Stage 4 — Behavioural depth + trust calibration
Two structured conversations: one with the hiring manager, one with a cross-functional peer. STAR-format prompts probing for specific examples. Adversarial follow-ups when answers feel generic. The aim is calibration on judgement and trust, not on skill.
Common failure modes
The calibration failure
Live formats demand interviewer skill that take-home grading did not. Untrained interviewers run pair programming sessions as silent observation and learn nothing. Untrained interviewers run live solution defence as a quiz show and miss what the candidate is actually capable of. Budget calibration sessions before the rollout and re-calibrate every quarter — interviewer drift is the single most common reason these formats stop working three months in.
The volume-panic failure
Applications drop 25-40% when you tighten the funnel. The CEO sees the metric, panics, and pushes for the wider net to return. This is the moment the redesign dies. Pre-commit to a six-month measurement window with quality-of-hire as the headline metric, not volume. The companies that survive this stage measure 6-month retention and performance, not just time-to-fill.
The rubric-drift failure
Live formats give interviewers more discretion than scoring an automated test does, which is mostly the point. Without a shared rubric and calibration discipline, the same candidate would pass with one interviewer and fail with another. Mandatory: a written rubric, two interviewers per gating stage, and a debrief that reconciles scores before the hiring decision lands.
The bias failure
Live formats can amplify bias rather than reduce it if interviewers default to "vibes" assessment. The candidate who thinks visibly like the interviewer scores high; the candidate who thinks differently scores low. The fix is a structured rubric scored immediately after the session, two interviewers from different demographic backgrounds, and an explicit policy that gut feel is not sufficient evidence in either direction. See AI hiring bias & law for the legal frame.

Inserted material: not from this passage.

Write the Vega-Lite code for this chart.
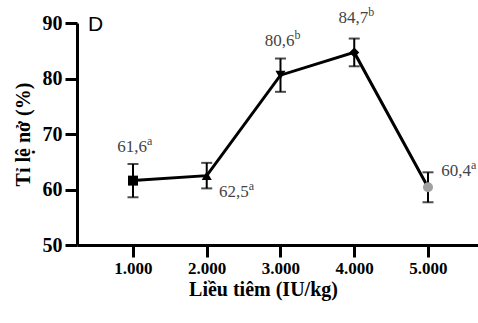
{
  "$schema": "https://vega.github.io/schema/vega-lite/v6.json",
  "width": 401,
  "height": 222,
  "autosize": {"type": "none"},
  "padding": {"left": 77, "top": 23, "right": 0, "bottom": 78},
  "background": "white",
  "config": {"view": {"stroke": null}},
  "title": {"text": "D", "anchor": "start", "frame": "group", "dx": 11, "offset": -46, "baseline": "alphabetic", "font": "Liberation Sans", "fontSize": 21, "fontWeight": "normal", "color": "black"},
  "data": {"values": [
    {"dose": 1000, "rate": 61.6, "err": 3.0, "label": "61,6", "letter": "a"},
    {"dose": 2000, "rate": 62.5, "err": 2.3, "label": "62,5", "letter": "a"},
    {"dose": 3000, "rate": 80.6, "err": 3.0, "label": "80,6", "letter": "b"},
    {"dose": 4000, "rate": 84.7, "err": 2.5, "label": "84,7", "letter": "b"},
    {"dose": 5000, "rate": 60.4, "err": 2.7, "label": "60,4", "letter": "a"}
  ]},
  "encoding": {
    "x": {"field": "dose", "type": "quantitative", "scale": {"domain": [241, 5678], "nice": false, "zero": false},
      "axis": {"values": [1000, 2000, 3000, 4000, 5000], "labelExpr": "replace(format(datum.value, ','), ',', '.')", "title": "Liều tiêm (IU/kg)", "titleX": 186, "grid": false, "domainColor": "black", "domainWidth": 3, "tickColor": "black", "tickWidth": 3, "tickSize": 12, "labelFont": "Times New Roman", "labelFontWeight": "bold", "labelFontSize": 17, "labelColor": "black", "labelPadding": 3, "titleFont": "Times New Roman", "titleFontWeight": "bold", "titleFontSize": 20, "titleColor": "black", "titlePadding": 3}},
    "y": {"field": "rate", "type": "quantitative", "scale": {"domain": [50, 90], "nice": false, "zero": false},
      "axis": {"values": [50, 60, 70, 80, 90], "title": "Tỉ lệ nở (%)", "grid": false, "domainColor": "black", "domainWidth": 3, "tickColor": "black", "tickWidth": 3, "tickSize": 12, "labelFont": "Times New Roman", "labelFontWeight": "bold", "labelFontSize": 20, "labelColor": "black", "labelPadding": 3, "titleFont": "Times New Roman", "titleFontWeight": "bold", "titleFontSize": 20, "titleColor": "black", "titlePadding": 9}}
  },
  "layer": [
    {"mark": {"type": "errorbar", "ticks": {"size": 11, "thickness": 2, "color": "black"}, "rule": {"strokeWidth": 2, "color": "black"}},
     "encoding": {"yError": {"field": "err"}}},
    {"mark": {"type": "line", "color": "black", "strokeWidth": 3}},
    {"mark": {"type": "point", "filled": true, "opacity": 1, "size": 100},
     "encoding": {
       "shape": {"field": "dose", "type": "nominal", "scale": {"domain": [1000, 2000, 3000, 4000, 5000], "range": ["square", "triangle-up", "triangle-down", "diamond", "circle"]}, "legend": null},
       "color": {"field": "dose", "type": "nominal", "scale": {"domain": [1000, 2000, 3000, 4000, 5000], "range": ["black", "black", "black", "black", "#a0a0a0"]}, "legend": null}
     }},
    {"transform": [{"filter": "datum.dose == 1000 || datum.dose == 3000 || datum.dose == 4000"}],
     "mark": {"type": "text", "align": "right", "baseline": "middle", "dx": 14, "dy": -34, "font": "Times New Roman", "fontSize": 17, "color": "#444"},
     "encoding": {"text": {"field": "label"}}},
    {"transform": [{"filter": "datum.dose == 1000 || datum.dose == 3000 || datum.dose == 4000"}],
     "mark": {"type": "text", "align": "left", "baseline": "middle", "dx": 14, "dy": -40, "font": "Times New Roman", "fontSize": 12, "color": "#444"},
     "encoding": {"text": {"field": "letter"}}},
    {"transform": [{"filter": "datum.dose == 2000"}],
     "mark": {"type": "text", "align": "right", "baseline": "middle", "dx": 42, "dy": 16, "font": "Times New Roman", "fontSize": 17, "color": "#444"},
     "encoding": {"text": {"field": "label"}}},
    {"transform": [{"filter": "datum.dose == 2000"}],
     "mark": {"type": "text", "align": "left", "baseline": "middle", "dx": 42, "dy": 10, "font": "Times New Roman", "fontSize": 12, "color": "#444"},
     "encoding": {"text": {"field": "letter"}}},
    {"transform": [{"filter": "datum.dose == 5000"}],
     "mark": {"type": "text", "align": "right", "baseline": "middle", "dx": 43, "dy": -16, "font": "Times New Roman", "fontSize": 17, "color": "#444"},
     "encoding": {"text": {"field": "label"}}},
    {"transform": [{"filter": "datum.dose == 5000"}],
     "mark": {"type": "text", "align": "left", "baseline": "middle", "dx": 43, "dy": -22, "font": "Times New Roman", "fontSize": 12, "color": "#444"},
     "encoding": {"text": {"field": "letter"}}}
  ]
}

A 6-week implementation plan
For a 50-engineer organisation hiring 10-20 a year. Adjust durations proportionally for larger or smaller teams.
Week 1-2 — Rubric re-spec
Lock the engineering team in a room for two half-day sessions. List the four to six dimensions every senior hire should be evaluated on. Write a 1-5 anchored rubric for each, with worked examples of what each score looks like. Anything vague gets discarded or refined. The output is a one-page rubric the whole team agrees on — the precondition for everything that follows.

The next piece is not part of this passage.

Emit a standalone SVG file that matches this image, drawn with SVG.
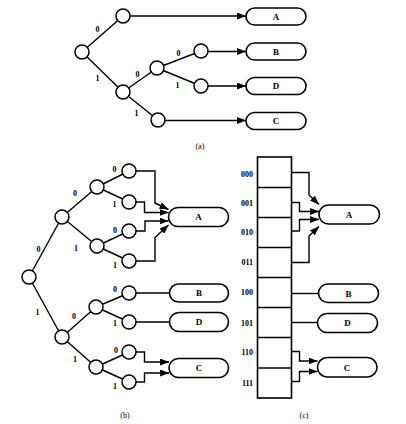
<svg xmlns="http://www.w3.org/2000/svg" width="406" height="424" viewBox="0 0 406 424">
<style>
.n{fill:#fff;stroke:#000;stroke-width:1.5}
.b{fill:#fff;stroke:#000;stroke-width:1.6}
.e{fill:none;stroke:#000;stroke-width:1.4}
.a{fill:none;stroke:#000;stroke-width:1.4;marker-end:url(#ah)}
.t{font-family:"Liberation Serif",serif;font-weight:bold;font-size:9px;text-anchor:middle}
.l{font-family:"Liberation Serif",serif;font-weight:bold;font-size:8px;text-anchor:middle}
.r{font-family:"Liberation Serif",serif;font-weight:bold;font-size:8px;text-anchor:end}
.c{font-family:"Liberation Serif",serif;font-size:8px;text-anchor:middle}
</style>
<defs>
<marker id="ah" markerUnits="userSpaceOnUse" markerWidth="9" markerHeight="7" refX="9" refY="3.5" orient="auto">
<path d="M0,0 L9,3.5 L0,7 z" fill="#000"/>
</marker>
</defs>
<rect width="406" height="424" fill="#fff"/>

<g id="connectors">
<!-- (a) tree edges -->
<path class="e" d="M82,52 L123,16 M82,52 L123,92 M123,92 L157,68 M123,92 L158,120 M157,68 L201,51 M157,68 L201,86"/>
<path class="a" d="M130,16 L246,16"/>
<path class="a" d="M208,51.5 L246,51.5"/>
<path class="a" d="M208,86 L246,86"/>
<path class="a" d="M165,120.5 L246,120.5"/>
<!-- (b) tree edges -->
<path class="e" d="M29,277 L62,217 M29,277 L62,337 M62,217 L97,187 M62,217 L97,246 M97,187 L129,171 M97,187 L129,202 M97,246 L129,231 M97,246 L129,261 M62,337 L96,307 M62,337 L96,367 M96,307 L129,293 M96,307 L129,322 M96,367 L129,352 M96,367 L129,382"/>
<path class="a" d="M136,171 L155,171 L155,203 L168.5,209.5"/>
<path class="a" d="M136,202 L144.5,202 L144.5,212.5 L168.5,212.5"/>
<path class="a" d="M136,231 L145,231 L145,221 L168.5,221"/>
<path class="a" d="M136,261 L155,261 L155,237.5 L168.5,225"/>
<path class="e" d="M136,293 L169.5,293"/>
<path class="e" d="M136,322 L169.5,322"/>
<path class="a" d="M136,352 L144.5,352 L144.5,362 L169,362"/>
<path class="a" d="M136,382 L144.5,382 L144.5,373 L169,373"/>
<!-- (c) table connectors -->
<path class="a" d="M291.5,172.5 L309,172.5 L309,195 L319,204.5"/>
<path class="a" d="M291.5,202.5 L299.5,202.5 L299.5,211.5 L319,211.5"/>
<path class="a" d="M291.5,231 L299.5,231 L299.5,219.5 L319,219.5"/>
<path class="a" d="M291.5,262.5 L309,262.5 L309,236 L319,226.5"/>
<path class="e" d="M291.5,293.5 L318.5,293.5"/>
<path class="e" d="M291.5,322.5 L317.5,322.5"/>
<path class="a" d="M291.5,351.5 L299.5,351.5 L299.5,361 L317.5,361"/>
<path class="a" d="M291.5,381.5 L299.5,381.5 L299.5,371.5 L317.5,371.5"/>
</g>

<!-- (a) nodes -->
<g id="a-root"><circle class="n" cx="82" cy="52" r="7"/></g>
<g id="a-n0"><circle class="n" cx="123" cy="16" r="7"/></g>
<g id="a-n1"><circle class="n" cx="123" cy="92" r="7"/></g>
<g id="a-n10"><circle class="n" cx="157" cy="68" r="7"/></g>
<g id="a-n11"><circle class="n" cx="158" cy="120" r="7"/></g>
<g id="a-n100"><circle class="n" cx="201" cy="51" r="7"/></g>
<g id="a-n101"><circle class="n" cx="201" cy="86" r="7"/></g>
<g id="a-A"><rect class="b" x="246" y="8" width="60" height="17" rx="8.5"/><text class="t" x="276" y="19.5">A</text></g>
<g id="a-B"><rect class="b" x="246" y="43" width="60" height="17" rx="8.5"/><text class="t" x="276" y="54.5">B</text></g>
<g id="a-D"><rect class="b" x="246" y="77.5" width="60" height="17" rx="8.5"/><text class="t" x="276" y="89">D</text></g>
<g id="a-C"><rect class="b" x="246" y="112.5" width="60" height="17" rx="8.5"/><text class="t" x="276" y="124">C</text></g>
<g id="a-labels">
<text class="l" x="97.5" y="32">0</text>
<text class="l" x="97.5" y="81">1</text>
<text class="l" x="137.5" y="77">0</text>
<text class="l" x="136.5" y="115.5">1</text>
<text class="l" x="178.5" y="56">0</text>
<text class="l" x="177.5" y="88">1</text>
<text class="c" x="200" y="149">(a)</text>
</g>

<!-- (b) nodes -->
<g id="b-root"><circle class="n" cx="29" cy="277" r="7"/></g>
<g id="b-n0"><circle class="n" cx="62" cy="217" r="7"/></g>
<g id="b-n1"><circle class="n" cx="62" cy="337" r="7"/></g>
<g id="b-n00"><circle class="n" cx="97" cy="187" r="7"/></g>
<g id="b-n01"><circle class="n" cx="97" cy="246" r="7"/></g>
<g id="b-n10"><circle class="n" cx="96" cy="307" r="7"/></g>
<g id="b-n11"><circle class="n" cx="96" cy="367" r="7"/></g>
<g id="b-n000"><circle class="n" cx="129" cy="171" r="7"/></g>
<g id="b-n001"><circle class="n" cx="129" cy="202" r="7"/></g>
<g id="b-n010"><circle class="n" cx="129" cy="231" r="7"/></g>
<g id="b-n011"><circle class="n" cx="129" cy="261" r="7"/></g>
<g id="b-n100"><circle class="n" cx="129" cy="293" r="7"/></g>
<g id="b-n101"><circle class="n" cx="129" cy="322" r="7"/></g>
<g id="b-n110"><circle class="n" cx="129" cy="352" r="7"/></g>
<g id="b-n111"><circle class="n" cx="129" cy="382" r="7"/></g>
<g id="b-A"><rect class="b" x="168.5" y="207.5" width="60" height="19" rx="9.5"/><text class="t" x="198.5" y="220">A</text></g>
<g id="b-B"><rect class="b" x="169.5" y="284" width="59" height="18" rx="9"/><text class="t" x="199" y="296">B</text></g>
<g id="b-D"><rect class="b" x="169.5" y="312.5" width="59" height="19" rx="9.5"/><text class="t" x="199" y="325">D</text></g>
<g id="b-C"><rect class="b" x="169" y="358.5" width="59.5" height="19" rx="9.5"/><text class="t" x="199" y="371">C</text></g>
<g id="b-labels">
<text class="l" x="38.5" y="252">0</text>
<text class="l" x="37.5" y="315">1</text>
<text class="l" x="75" y="196">0</text>
<text class="l" x="76" y="251">1</text>
<text class="l" x="74" y="318.5">0</text>
<text class="l" x="75" y="362">1</text>
<text class="l" x="114.5" y="172">0</text>
<text class="l" x="114.5" y="207">1</text>
<text class="l" x="115" y="233">0</text>
<text class="l" x="115" y="268">1</text>
<text class="l" x="115" y="292">0</text>
<text class="l" x="115" y="326">1</text>
<text class="l" x="116" y="353">0</text>
<text class="l" x="115" y="389">1</text>
<text class="c" x="125" y="418">(b)</text>
</g>

<!-- (c) table -->
<g id="c-table">
<rect x="257.5" y="157" width="34" height="241" fill="none" stroke="#000" stroke-width="1.6"/>
<path class="e" d="M257.5,187.5 H291.5 M257.5,217.5 H291.5 M257.5,247.5 H291.5 M257.5,277.5 H291.5 M257.5,307.5 H291.5 M257.5,337.5 H291.5 M257.5,368 H291.5"/>
<text class="r" x="253" y="177">000</text>
<text class="r" x="253" y="206">001</text>
<text class="r" x="253" y="235">010</text>
<text class="r" x="253" y="265">011</text>
<text class="r" x="253" y="295">100</text>
<text class="r" x="253" y="325.5">101</text>
<text class="r" x="253" y="354.5">110</text>
<text class="r" x="253" y="385.5">111</text>
</g>
<g id="c-A"><rect class="b" x="319" y="205" width="60.5" height="19" rx="9.5"/><text class="t" x="349" y="217.5">A</text></g>
<g id="c-B"><rect class="b" x="318.5" y="284" width="60" height="18.5" rx="9.25"/><text class="t" x="348.5" y="296.5">B</text></g>
<g id="c-D"><rect class="b" x="317.5" y="313.5" width="60" height="19" rx="9.5"/><text class="t" x="347.5" y="326">D</text></g>
<g id="c-C"><rect class="b" x="317.5" y="357.5" width="59.5" height="19.5" rx="9.75"/><text class="t" x="347" y="370.5">C</text></g>
<text class="c" x="304" y="418">(c)</text>
</svg>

Week 3 — Interviewer training
Run two calibration sessions per stage type (solution defence, pair programming, behavioural). Use recordings of past interviews if available; otherwise have interviewers roleplay both sides. Score the same recording independently, then reconcile the scores together. The reconciliation conversation is where calibration actually happens.
Week 4-5 — Pilot cohort
Run the new funnel on one open role, ideally one with a known good benchmark candidate already in the pipeline. Measure: time-to-fill, candidate experience (a five-question post-interview survey), and offer-acceptance rate. Do not measure quality of hire yet; that is a six-month signal.
Week 6-8 — Broad rollout
Apply the new funnel to all open senior roles. Continue measuring the same metrics. Hold a weekly 30-minute interviewer debrief to surface friction and calibration drift early. The first month of broad rollout almost always reveals two or three things the pilot did not catch.
Week 9-10 — Iterate
Review what the data is saying. The rubric will need refinements. Some stages will be longer than they need to be. Some interviewers will need additional coaching. Codify the changes, then settle in for the six-month wait for quality-of-hire signal.